Tive um amigo extraordinário.
Durante quase três décadas partilhamos nossos caminhos, sonhamos juntos, bebemos juntos, cantamos juntos. Partilhamos nossas descobertas e amores, as muitas dúvidas e algumas certezas, abrimos nossas mentes e almas e, inclusive, compartilhamos amigos.
Das inúmeras conversas, aprendemos a confiar a língua, a acolher os ouvidos, a compreender o olhar.
Tudo nele era sábio, porque manteve-se ao longo do tempo como curioso buscador, que apenas transigia, por amor, as limitações humanas, as incoerências dos queridos.
Gostava de cerveja quente, cantava mpb e era tremendamente habilidoso com as cordas do violão.
Coração e casa estavam sempre abertos, cada um era cada um, com suas histórias, dramas, felicidades. E assim seguiu amando a todos, julgando pouco, tentando ser feliz.
Não teve muitas posses, um apartamento de herança, livros, discos e o violão. Da profissão de psicólogo – claro, e o que mais seria ? – sustentava poucas contas, que às vezes, atrasavam.
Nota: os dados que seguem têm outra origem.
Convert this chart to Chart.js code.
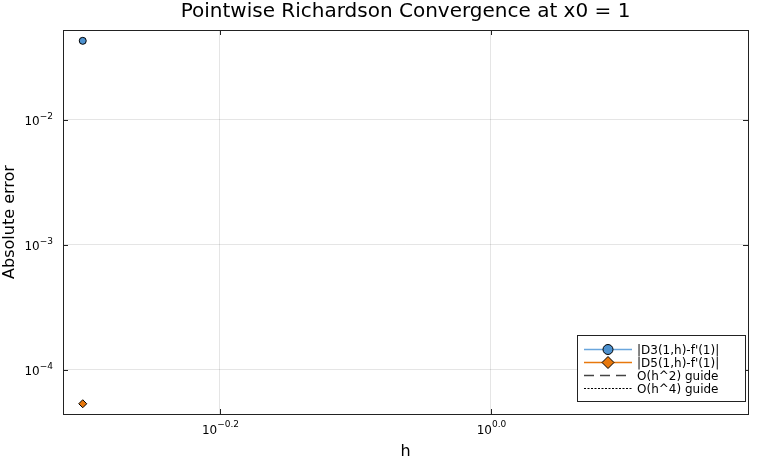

Pouco ia ao cinema, ao teatro, então ..., não via televisão, nem sabia o que era moda ou caso passageiro de artista-celebração.
Gostava de estar com as pessoas, de com-versar, de ouvir os causos de cada um. Gostava de viajar, prá perto mesmo, que era o mais certo e melhor para entender os novos amigos que iria fazer. Não tinha computador, nunca entrou no orkut, mas sua rede de amigos era imbatível.
Partiu em 2001.
Disse-me que tinha muito trabalho a fazer do lado de lá e que seus compromissos aqui não faziam muito sentido. Voluntariou-se. Em seu período de coma transcedental os amigos reuniram-se, tantos, todos os dias, ansiosos, presentes, esperançosos de seu retorno, desejosos do seu ficar, resignados com seu partir.
Muitos não compreenderam aquela legião sempre presente, por dois meses, dedicando-se carinhosamente ao velho negro e pobre que deitado inerte, aguardava.
Para aqueles que não o conheceram, que não foram tocados por sua delicadeza, por seu estranho humor, por suas significâncias, para estes era mais um fracassado, quase um indigente.
Porém, para todos nós, ele foi e será sempre um objetivo. Sucesso total !
E o melhor, diria Chico, quanticamente, é que somos todos um e não há morte, só vida – eterno existir.